Dans la deuxième absidiole, on voit Saint Joseph tenant l’Enfant Jésus dans ses bras. Il est représenté comme un charpentier, tandis que Jésus porte le globe de l’univers. Dans l’une des inscriptions, nous lisons Mor Yaoséph (Saint Joseph), tandis que la deuxième inscription dit Apis Hlofayn (Intercède en notre faveur). Si les chérubins et les séraphins sont toujours représentés comme des visages ailés selon la tradition syriaque et byzantine, la fresque principale de cette église (le Couronnement) montre plus de liberté avec une influence romaine latine montrant des corps complets.

 

 Fresque du Couronnement de la Vierge

La fresque du Couronnement de Marie a été commandée par le patriarche Estephanos Douayhi au XVIIe siècle. Les anges peints avec un corps entier sont en dessous de la Vierge Marie. Cette représentation est devenue possible après l’ouverture du Collège Maronite de Rome en 1584, lorsque la Renaissance italienne a influencé l’Église Maronite. Dans cette fresque, Sainte Marie est couronnée par le Père (avec la barbe blanche), le Fils (Jésus) et le Saint-Esprit (la colombe). Dans toutes les fresques et icônes médiévales, le Père était toujours représenté par une main sortant des nuages. Il n’était jamais permis de dessiner une image de Dieu, car il n’avait jamais dévoilé son visage, et il ne peut être vu qu’à travers son Fils. C’est là une autre originalité de l’art de Qannoubine qui utilise les possibilités de la Renaissance.

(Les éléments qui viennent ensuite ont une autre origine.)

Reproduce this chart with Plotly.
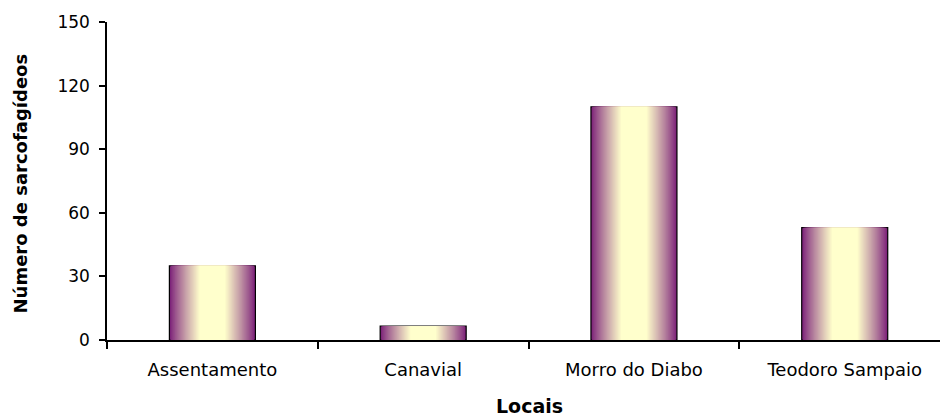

Du haut de la fresque, la colombe du Saint-Esprit envoie une lumière avec le verset 4:8 du roi Salomon, en Garshouné : « Viens du Liban, mon Épouse, et sois couronnée« . C’est ainsi que le patriarche maronite Estephanos Douayhi a déclaré Marie Reine du Liban, couronnée par le Père, le Fils et le Saint-Esprit, au sommet de la forêt des cèdres du Liban. Marie est en effet représentée assise au-dessus des cèdres, tandis qu’en dessous, tous les patriarches de Qannoubine défilent en procession en portant des cadeaux et des félicitations.

 

   

Fresque du Couronnement de la Vierge (Détail – Patriarches en procession)

 

Des groupes de patriarches s’approchent par la droite et par la gauche. Ils sont tous vêtus de vêtements de cérémonie. Tous ces patriarches gisent dans la grotte voisine de Sainte Marina avec leurs noms gravés en syriaque. Le patriarche Douayhi est l’un d’entre eux. Il participe à la procession, richement vêtu comme tous les autres. Sur chacun des magnifiques vêtements des patriarches figure une lettre correspondant à un chiffre en syriaque. La découverte tardive d’un texte en syriaque dans la partie inférieure de la fresque nous aide à comprendre le but de ces nombres. Il donne le nom de chaque patriarche en relation avec le numéro correspondant. Ils correspondent aussi à la liste figurant sur le monument à l’intérieur de la grotte de Sainte Marina. Il est important de remercier le Patriarche Estéphanos Douayhi pour cette magnifique pièce de notre histoire, pour son amour pour l’art et la culture, pour ses écrits enrichissants, et pour tout le patrimoine architectural et artistique qu’il nous a laissé.